Work to complete: Give the number of lines containing the word "diagram", and nothing else.

Data supplied:

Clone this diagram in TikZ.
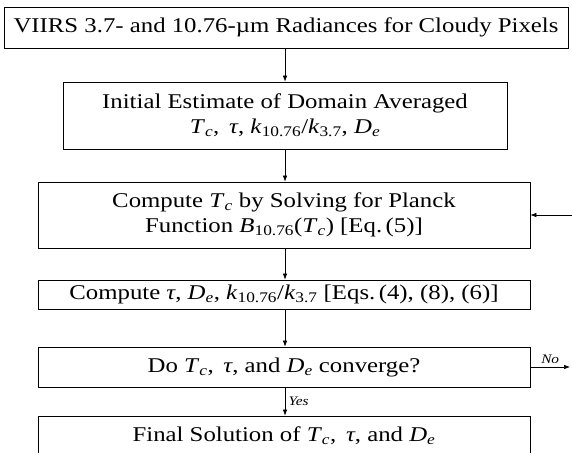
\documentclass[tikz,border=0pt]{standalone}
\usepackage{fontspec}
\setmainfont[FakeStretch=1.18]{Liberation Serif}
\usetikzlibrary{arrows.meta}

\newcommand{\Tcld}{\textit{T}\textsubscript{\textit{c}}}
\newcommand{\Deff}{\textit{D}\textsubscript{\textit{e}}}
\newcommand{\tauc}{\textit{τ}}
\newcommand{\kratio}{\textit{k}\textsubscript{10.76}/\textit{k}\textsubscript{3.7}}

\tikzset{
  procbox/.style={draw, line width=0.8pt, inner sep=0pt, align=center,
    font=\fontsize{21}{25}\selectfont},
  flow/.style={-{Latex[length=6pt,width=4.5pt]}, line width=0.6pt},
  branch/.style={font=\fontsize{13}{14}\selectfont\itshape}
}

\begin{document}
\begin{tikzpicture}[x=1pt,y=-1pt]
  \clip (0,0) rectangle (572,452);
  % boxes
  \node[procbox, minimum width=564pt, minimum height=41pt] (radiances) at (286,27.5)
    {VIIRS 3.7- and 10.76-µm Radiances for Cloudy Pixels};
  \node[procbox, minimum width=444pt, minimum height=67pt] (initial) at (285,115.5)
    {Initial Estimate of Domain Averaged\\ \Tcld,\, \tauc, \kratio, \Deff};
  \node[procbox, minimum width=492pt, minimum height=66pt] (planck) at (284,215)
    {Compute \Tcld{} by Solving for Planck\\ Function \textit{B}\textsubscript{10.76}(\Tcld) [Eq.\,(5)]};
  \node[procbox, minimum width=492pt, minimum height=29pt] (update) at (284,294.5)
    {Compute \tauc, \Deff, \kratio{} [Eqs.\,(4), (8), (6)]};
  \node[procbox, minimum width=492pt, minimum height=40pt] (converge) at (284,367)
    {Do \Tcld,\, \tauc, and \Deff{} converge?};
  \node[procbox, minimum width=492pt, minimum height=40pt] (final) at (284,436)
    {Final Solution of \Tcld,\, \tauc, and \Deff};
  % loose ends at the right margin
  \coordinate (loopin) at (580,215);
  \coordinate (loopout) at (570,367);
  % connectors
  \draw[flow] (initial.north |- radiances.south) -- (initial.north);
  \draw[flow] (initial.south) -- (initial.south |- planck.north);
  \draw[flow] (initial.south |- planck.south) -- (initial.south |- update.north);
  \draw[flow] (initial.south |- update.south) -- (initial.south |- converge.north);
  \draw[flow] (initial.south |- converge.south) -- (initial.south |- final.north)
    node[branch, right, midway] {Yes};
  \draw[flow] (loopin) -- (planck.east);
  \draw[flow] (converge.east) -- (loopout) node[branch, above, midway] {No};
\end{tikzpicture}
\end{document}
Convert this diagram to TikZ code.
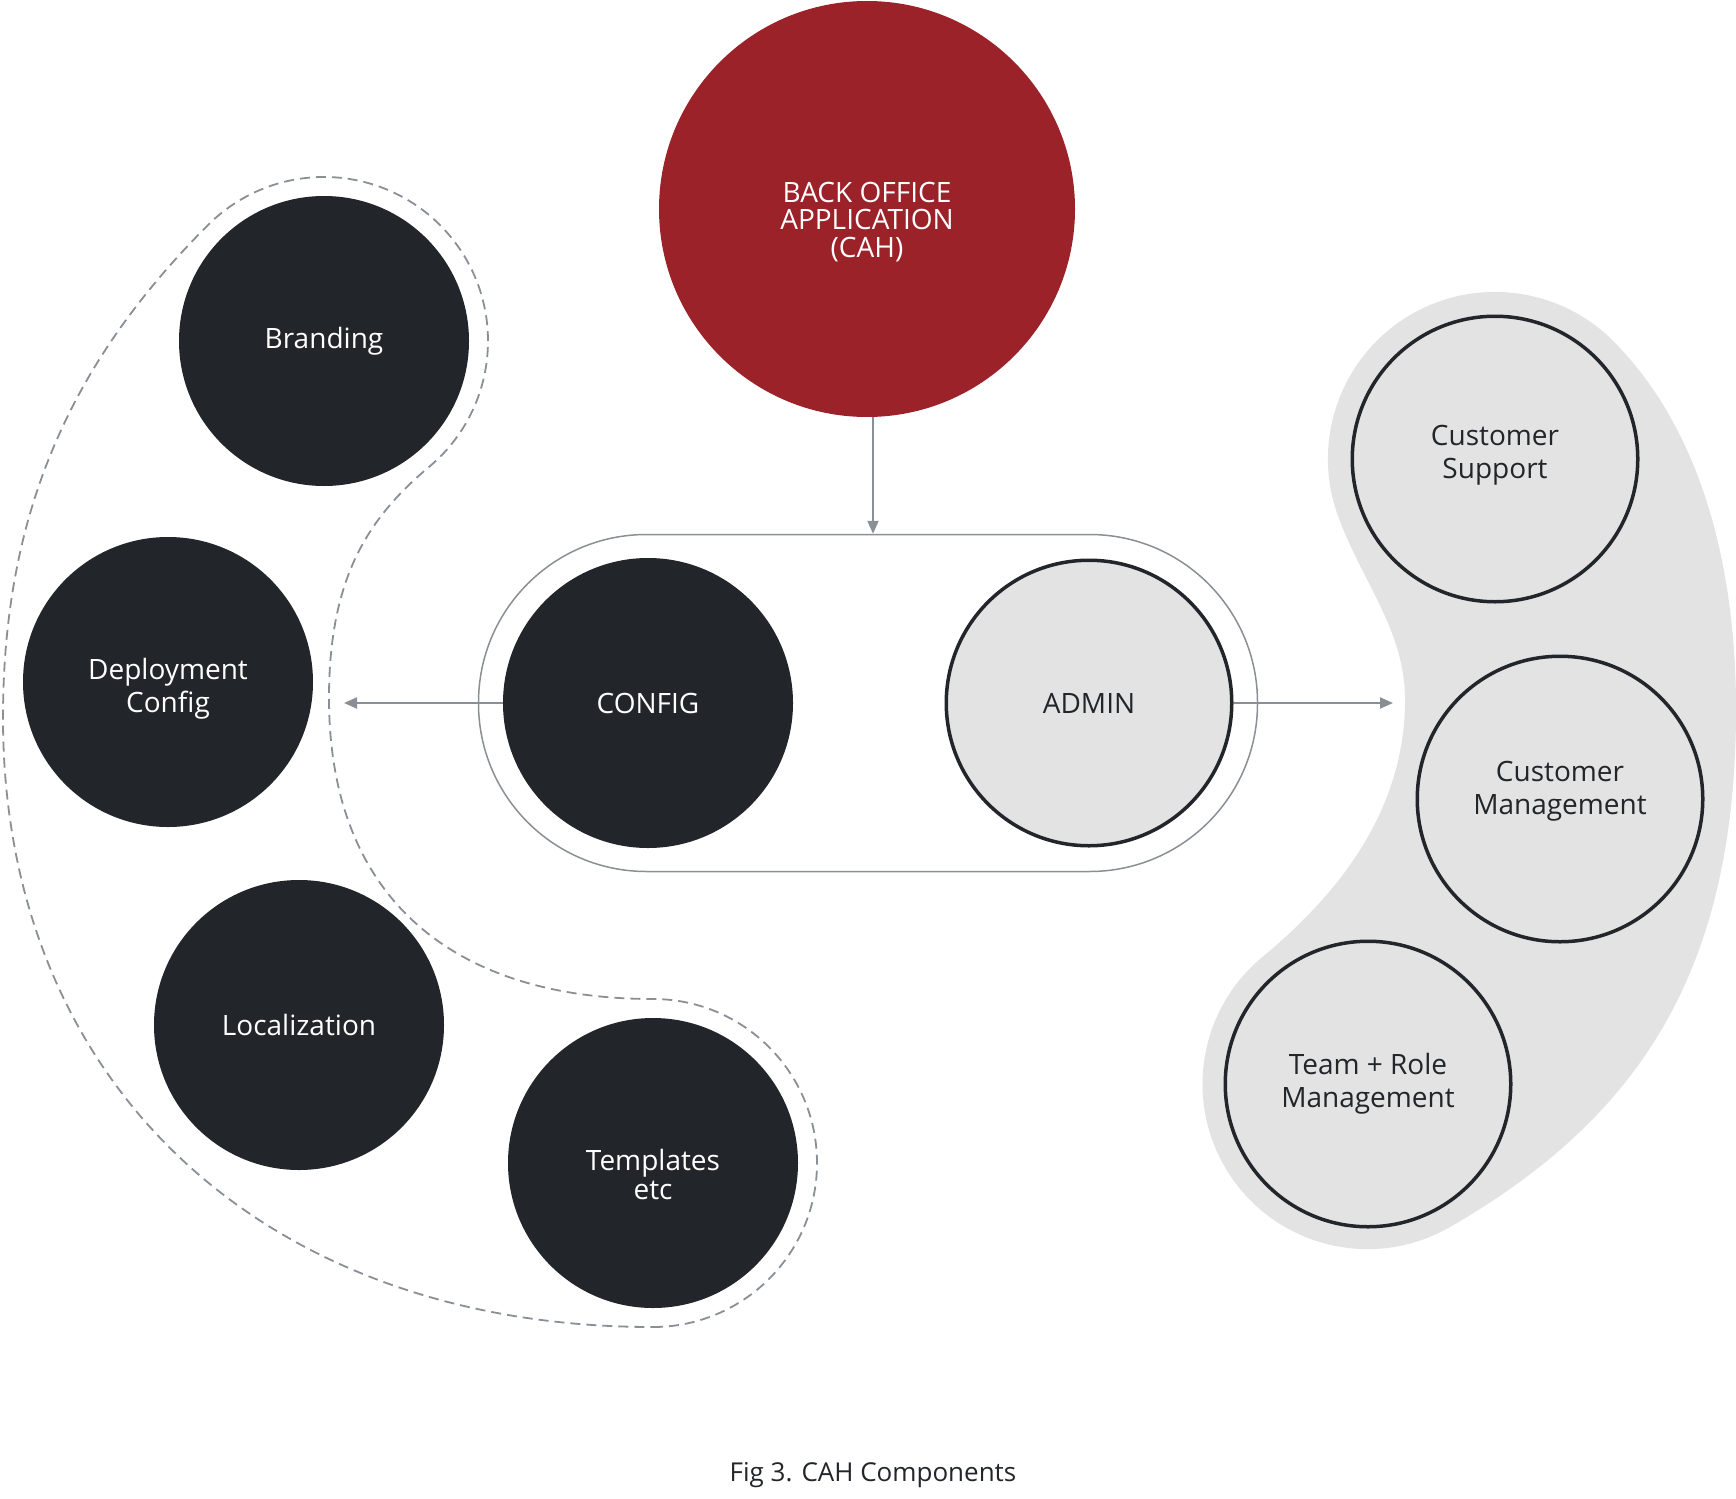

Finished answer: 2